Gavin Haynes, managing director of Whitechurch Securities, insists Eastern Europe is a niche that is only suitable for the more adventurous investor – and even then it should only account for up to 5% of their overall portfolio.

“Russia is the dominant market in the region (69% of the MSCI Eastern Europe Index), so to invest in the region you need to have a high level of conviction over the prospects for this market,” he says.

With the Russian economy very reliant on energy, he believes the recent recovery in the oil price could provide opportunities, although the geopolitical uncertainty across Europe could weigh on some of the Central European economies.

“For most investors they are likely to gain exposure to through a broad emerging markets fund rather than allocating to the region specifically,’ he adds.  

Fund to watch:

Jupiter Emerging European Opportunities fund

The aim of this fund, which has been managed since the beginning of last year by Colin Croft, is to obtain long-term capital growth by investing primarily in Central and Eastern Europe.

The portfolio sits in the IA Specialist sector, and currently has just over 40 holdings.

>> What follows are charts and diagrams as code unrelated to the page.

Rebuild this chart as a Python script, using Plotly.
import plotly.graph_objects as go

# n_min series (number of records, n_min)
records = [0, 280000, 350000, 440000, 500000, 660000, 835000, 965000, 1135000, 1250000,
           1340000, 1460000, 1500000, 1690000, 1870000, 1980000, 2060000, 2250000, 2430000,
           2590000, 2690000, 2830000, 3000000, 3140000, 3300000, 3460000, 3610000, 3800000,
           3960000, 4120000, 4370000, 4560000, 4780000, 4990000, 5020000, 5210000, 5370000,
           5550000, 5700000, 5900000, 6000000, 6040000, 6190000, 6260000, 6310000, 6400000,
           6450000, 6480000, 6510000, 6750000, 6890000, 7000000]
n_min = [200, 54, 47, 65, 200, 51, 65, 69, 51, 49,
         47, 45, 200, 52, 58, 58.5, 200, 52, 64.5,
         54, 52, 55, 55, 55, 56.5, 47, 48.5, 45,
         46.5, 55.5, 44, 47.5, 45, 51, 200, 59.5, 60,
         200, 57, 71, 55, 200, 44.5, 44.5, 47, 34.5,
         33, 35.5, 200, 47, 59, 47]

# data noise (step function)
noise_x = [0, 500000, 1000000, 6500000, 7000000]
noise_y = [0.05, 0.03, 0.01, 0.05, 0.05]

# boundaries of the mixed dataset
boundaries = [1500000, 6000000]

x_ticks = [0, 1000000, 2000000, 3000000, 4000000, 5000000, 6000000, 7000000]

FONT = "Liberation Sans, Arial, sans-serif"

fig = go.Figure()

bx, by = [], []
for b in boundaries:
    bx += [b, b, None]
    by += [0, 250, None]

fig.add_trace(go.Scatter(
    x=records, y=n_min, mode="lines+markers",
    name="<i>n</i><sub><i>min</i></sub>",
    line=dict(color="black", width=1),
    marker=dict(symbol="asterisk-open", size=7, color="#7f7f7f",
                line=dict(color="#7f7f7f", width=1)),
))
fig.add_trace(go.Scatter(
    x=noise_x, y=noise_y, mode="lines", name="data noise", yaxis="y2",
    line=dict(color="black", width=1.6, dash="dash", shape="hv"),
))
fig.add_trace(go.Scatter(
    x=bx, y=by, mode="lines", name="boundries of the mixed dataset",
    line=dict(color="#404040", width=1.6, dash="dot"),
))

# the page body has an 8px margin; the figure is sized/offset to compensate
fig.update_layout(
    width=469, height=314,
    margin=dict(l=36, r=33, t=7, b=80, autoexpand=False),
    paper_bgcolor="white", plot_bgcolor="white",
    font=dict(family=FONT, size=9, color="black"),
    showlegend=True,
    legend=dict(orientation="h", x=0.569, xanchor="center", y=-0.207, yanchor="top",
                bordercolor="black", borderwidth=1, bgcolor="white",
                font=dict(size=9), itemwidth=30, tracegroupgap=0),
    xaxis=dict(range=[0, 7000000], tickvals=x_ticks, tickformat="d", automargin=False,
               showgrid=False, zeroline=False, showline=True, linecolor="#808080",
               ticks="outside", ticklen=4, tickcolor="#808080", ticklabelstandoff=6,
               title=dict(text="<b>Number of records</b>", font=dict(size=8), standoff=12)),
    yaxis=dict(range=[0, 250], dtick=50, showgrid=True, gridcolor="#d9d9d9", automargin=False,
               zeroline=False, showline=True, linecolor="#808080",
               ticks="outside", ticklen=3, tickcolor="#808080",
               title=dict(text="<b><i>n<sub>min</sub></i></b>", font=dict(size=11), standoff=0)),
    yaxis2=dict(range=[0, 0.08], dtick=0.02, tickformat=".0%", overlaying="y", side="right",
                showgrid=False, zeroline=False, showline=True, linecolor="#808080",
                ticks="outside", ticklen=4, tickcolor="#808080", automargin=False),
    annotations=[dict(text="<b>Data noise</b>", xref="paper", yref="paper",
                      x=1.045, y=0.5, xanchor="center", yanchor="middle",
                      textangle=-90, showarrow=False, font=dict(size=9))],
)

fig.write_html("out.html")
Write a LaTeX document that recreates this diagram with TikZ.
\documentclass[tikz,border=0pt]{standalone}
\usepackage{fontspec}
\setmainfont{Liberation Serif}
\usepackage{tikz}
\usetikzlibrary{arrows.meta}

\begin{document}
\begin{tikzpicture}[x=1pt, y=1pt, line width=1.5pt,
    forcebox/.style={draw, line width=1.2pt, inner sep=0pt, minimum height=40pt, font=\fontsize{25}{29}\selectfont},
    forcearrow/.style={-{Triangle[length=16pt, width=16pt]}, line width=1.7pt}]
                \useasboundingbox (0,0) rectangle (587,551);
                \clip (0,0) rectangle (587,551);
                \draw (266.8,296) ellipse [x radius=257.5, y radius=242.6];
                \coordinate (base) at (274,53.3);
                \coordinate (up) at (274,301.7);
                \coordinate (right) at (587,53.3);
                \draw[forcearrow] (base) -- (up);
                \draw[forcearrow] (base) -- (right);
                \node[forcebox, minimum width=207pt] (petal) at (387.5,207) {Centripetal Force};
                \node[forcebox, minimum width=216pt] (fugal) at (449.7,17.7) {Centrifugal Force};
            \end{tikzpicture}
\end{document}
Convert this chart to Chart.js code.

It is well diversified by both sector and geographical allocation, according to the most recent fund fact sheet.

In common with many funds that focus on these areas of the world, its largest country weighting (52%) is in Russia. Turkey is next with 20.3%, followed by 9% in Poland.

Other countries, each of which account for less than 10% of the fund, include Romania,
Greece, Hungary, Georgia and the Czech Republic. A relatively modest 2.1%, meanwhile, is being held in cash.

Financials is the most prominent sector with a 45.3% share, followed by 29.6% in oil and gas, and 9.1% in consumer services. Other areas include basic materials, consumer goods, industrials, telecommunications and utilities.

The top 10 holdings are worth 47% of assets under management and include chemicals firms, banks, oil companies and retailers. At present, the largest position is almost 10% in oil company Lukoil, followed closely by Russian bank Sberbank.